We can turn this chemical reaction to our advantage with a technique called maceration.
- Macerate the Apples: In a large bowl, toss your uniformly sliced apples with your sugar (I use about 150g / 3/4 cup granulated sugar for 8 apples), cinnamon, nutmeg, and a pinch of salt. Let this mixture sit at room temperature for at least 30 minutes, but up to an hour.
- Drain the Liquid: After 30-60 minutes, you will be shocked at the amount of liquid that has pooled at the bottom of the bowl. This is all the water that would have ended up in your pie. Strain the apples, collecting every drop of this liquid in a small saucepan.
- Create a Syrup: Place the saucepan on the stove over medium heat. Bring the liquid to a boil and let it simmer for 5-7 minutes, or until it has reduced by about half and thickened into a light syrup. You have just created a super-concentrated apple-cinnamon elixir.
- Thicken and Recombine: While the syrup is reducing, toss your drained apple slices with a thickener. I recommend 2 to 3 tablespoons of cornstarch for a clear, glossy finish, or the same amount of all-purpose flour for a more opaque, traditional filling. Once the apples are coated, pour the hot, reduced syrup back over them and toss gently to combine.
You have now pre-emptively removed the excess water, concentrated its flavor, and added it back with a thickening agent. The result is a filling that is perfectly controlled, intensely flavorful, and guaranteed not to be watery.

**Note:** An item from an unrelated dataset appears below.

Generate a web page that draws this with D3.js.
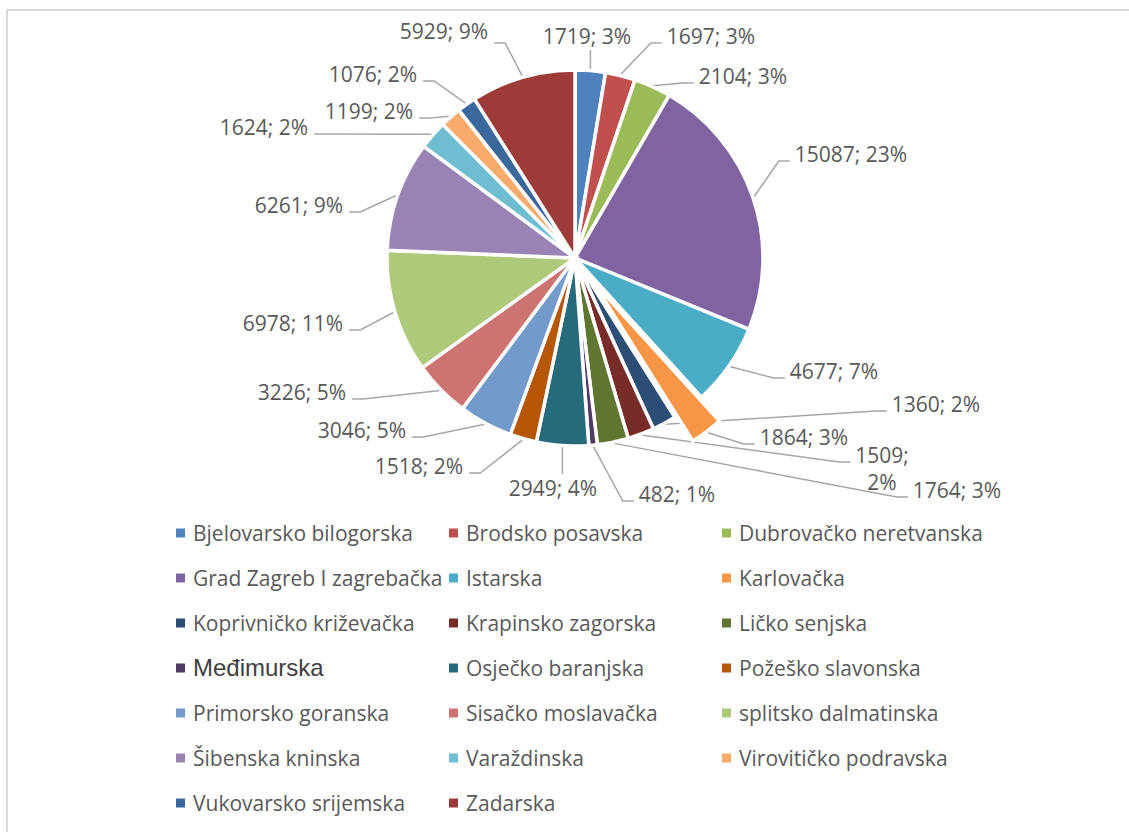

The Foolproof Method Pre-Cooking the Filling
If you want absolute, undeniable certainty that your filling will be perfect, there is one final technique: pre-cooking the filling on the stovetop. This method takes all the guesswork out of the equation and ensures your apples are cooked to perfection before they even see the inside of an oven.
This is my go-to for competition-level pies where there is no room for error.
- Step 1: Follow all the steps above for macerating and creating the reduced syrup.
- Step 2: In a large, wide-bottomed pot or Dutch oven, melt 2 tablespoons (28g) of unsalted butter over medium heat.
- Step 3: Add your drained apple slices (without the thickener yet) and sauté them for 5-8 minutes, stirring occasionally, until they begin to soften slightly but still hold their shape. You’re giving them a head start on cooking.
- Step 4: In a small bowl, whisk your cornstarch or flour into the reduced apple syrup until it’s smooth, creating a slurry. Pour this slurry over the apples in the pot.
- Step 5: Continue to cook, stirring gently, until the mixture bubbles and thickens considerably. This should take about 2-3 minutes. The filling will look glossy and jammy.
Now, here is the most important part of this technique: you must let the filling cool completely to room temperature before putting it into your unbaked pie shell. Adding a hot filling to a cold, butter-laden pie crust will melt the butter, ruining that flaky texture you worked so hard for.
Once cooled, you can assemble your pie. Because the filling is already cooked, you only need to focus on baking the crust. I typically bake at 400°F (200°C) for the first 20 minutes to set the bottom crust, then reduce the heat to 375°F (190°C) for another 30-40 minutes until the top is deeply golden brown and the filling is bubbly. The result is a guaranteed masterpiece, every single time. It’s not a shortcut, but it is a sure path to perfection.